PALM SPRINGS, CALIF. (01/27/2000) - Interested in making some serious money on the Web? Join the crowd at Showcase 2000, where burgeoning Web businesses roll out their online wares. Some highlights from this week's event:
What's Better Than TV?
ABC News headliner Sam Donaldson warmed up the audience of high tech execs and investors in his usual emphatic style peppered with a surprising number of tidbits about Internet companies and technologies.
"We know we're dinosaurs at the commercial [TV] networks," Donaldson said. "The Internet is where everything is headed." Still, the Net has a way to go before it will match basic TV picture quality. For now, "why log on to watch an inferior product?" he asked.
Sites like ABCnews.com try to compensate with interactive elements such as chat rooms. Donaldson noted with amusement that if some of the remarks made about him online were printed in a newspaper, "I'd sue you."
Donaldson conceded that calling his chat-session style 15-minute Webcast interactive was "almost fraud in advertising" since viewers sent in their questions beforehand. "The day of real interactivity will come when the computer-viewing audience all have cameras and we can talk back and forth and make the viewers part of the program," said Donaldson.
He also predicted that news stars like himself, Peter Jennings, and Dan Rather will inevitably lose their status as authority figures because the Internet offers so many other sources of information and opinion. "The days of 'I'm wise and smart so only listen to me' are over," said Donaldson.
Calling All Experts
If you want some real experts, check out Expertcity.com. This site provides a network of hundreds of live experts on the Internet to help with computer, finance, and business problems.
You can go to the Expertcity Web site and simply pose a question, such as "How do I do a chart in Excel" or "How do I find the best mortgage?" The requests get posted to the network of independent consultants Expertcity offers, who in turn bid on the job.
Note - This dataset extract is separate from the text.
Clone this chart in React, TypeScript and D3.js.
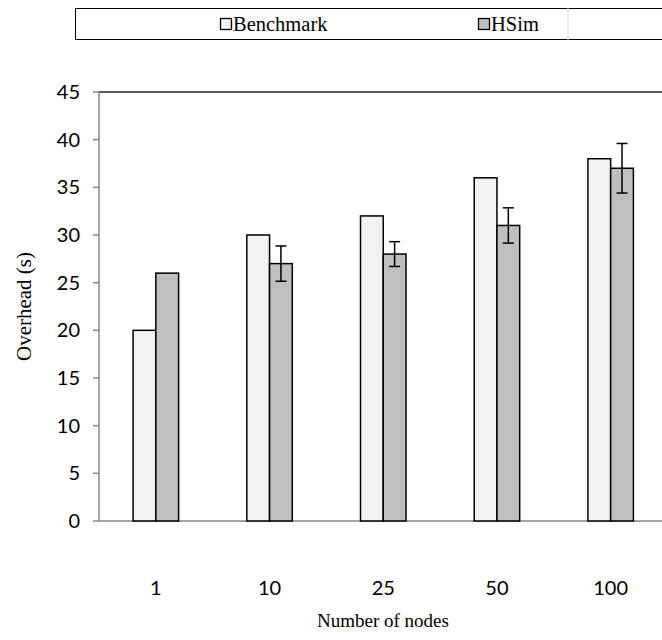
import React from 'react';
import * as d3 from 'd3';

const categories = ['1', '10', '25', '50', '100'];
const benchmark = [20, 30, 32, 36, 38];
const hsim = [26, 27, 28, 31, 37];
const hsimErr = [0, 1.85, 1.3, 1.85, 2.6];
const yTicks = [0, 5, 10, 15, 20, 25, 30, 35, 40, 45];
const seriesNames = ['Benchmark', 'HSim'];
const seriesColors = ['#f2f2f2', '#bfbfbf'];

const W = 662;
const H = 640;
const left = 99;
const top = 92;
const bottom = 521;
const step = 113.7;
const right = left + step * categories.length;

const App: React.FC = () => {
  const x = d3.scaleBand<string>().domain(categories).range([left, right]).paddingInner(0).paddingOuter(0);
  const y = d3.scaleLinear().domain([0, 45]).range([bottom, top]);
  const barW = x.bandwidth() * 0.2;
  const sans = 'Lato, "Open Sans", sans-serif';
  const serif = '"Liberation Serif", "Times New Roman", serif';

  return (
    <svg width={W} height={H} style={{ position: 'absolute', left: 0, top: 0 }}>
      <rect width={W} height={H} fill="#fff" />
      {/* legend */}
      <rect x={75.5} y={8.5} width={620} height={31} fill="#fff" stroke="#000" strokeWidth={1} />
      <line x1={568} x2={568} y1={8} y2={40} stroke="#ddd" />
      {seriesNames.map((n, i) => {
        const lx = i === 0 ? 220 : 478;
        return (
          <g key={n}>
            <rect x={lx + 0.5} y={18.5} width={11} height={11} fill={seriesColors[i]} stroke="#000" strokeWidth={1.3} />
            <text x={lx + 13} y={31} fontFamily={serif} fontSize={20.5} fill="#000">{n}</text>
          </g>
        );
      })}

      {/* plot frame */}
      <line x1={left} x2={W} y1={top} y2={top} stroke="#222" strokeWidth={1.3} />
      <line x1={left} x2={left} y1={top} y2={bottom} stroke="#888" strokeWidth={1.5} />
      <line x1={left} x2={W} y1={bottom} y2={bottom} stroke="#888" strokeWidth={1.5} />
      {yTicks.map(t => (
        <g key={t}>
          <line x1={left - 6} x2={left} y1={y(t)} y2={y(t)} stroke="#888" strokeWidth={1.5} />
          <text x={left - 19} y={y(t)} dy="0.35em" textAnchor="end" fontFamily={sans} fontSize={20} fill="#000">{t}</text>
        </g>
      ))}

      {/* bars */}
      {categories.map((c, i) => {
        const cx = (x(c) as number) + x.bandwidth() / 2;
        const vals = [benchmark[i], hsim[i]];
        return (
          <g key={c}>
            {vals.map((v, j) => (
              <rect
                key={j}
                x={cx - barW + j * barW}
                y={y(v)}
                width={barW}
                height={bottom - y(v)}
                fill={seriesColors[j]}
                stroke="#000"
                strokeWidth={1.5}
              />
            ))}
            {hsimErr[i] > 0 && (
              <g stroke="#000" strokeWidth={1.5}>
                <line x1={cx + barW / 2} x2={cx + barW / 2} y1={y(hsim[i] + hsimErr[i])} y2={y(hsim[i] - hsimErr[i])} />
                <line x1={cx + barW / 2 - 5.5} x2={cx + barW / 2 + 5.5} y1={y(hsim[i] + hsimErr[i])} y2={y(hsim[i] + hsimErr[i])} />
                <line x1={cx + barW / 2 - 5.5} x2={cx + barW / 2 + 5.5} y1={y(hsim[i] - hsimErr[i])} y2={y(hsim[i] - hsimErr[i])} />
              </g>
            )}
            <text x={cx} y={588} dy="0.35em" textAnchor="middle" fontFamily={sans} fontSize={20} fill="#000">{c}</text>
          </g>
        );
      })}

      <text x={383} y={620} dy="0.35em" textAnchor="middle" fontFamily={serif} fontSize={19} fill="#000">Number of nodes</text>
      <text transform={`translate(24,${(top + bottom) / 2}) rotate(-90)`} dy="0.35em" textAnchor="middle" fontFamily={serif} fontSize={21} fill="#000">Overhead (s)</text>
    </svg>
  );
};

export default App;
Many simple requests may be answered free, as part of an introductory offer. Other requests are typically bid for $5 to $10, depending on the complexity, and are answered on the spot.
Expertcity features screen-sharing technology which lets an expert view your computer screen and use whiteboard features to walk you through a process or annotate a procedure with drawings, arrows and other indicators. The two of you can also chat live in a window. Customers pay Expertcity, which takes a cut of the fee and passes the rest on to the expert.
"You can be very specific in your request, like asking for help from an Intuit expert, and we'll try to match you up," says Expertcity founder Klaus Schauser.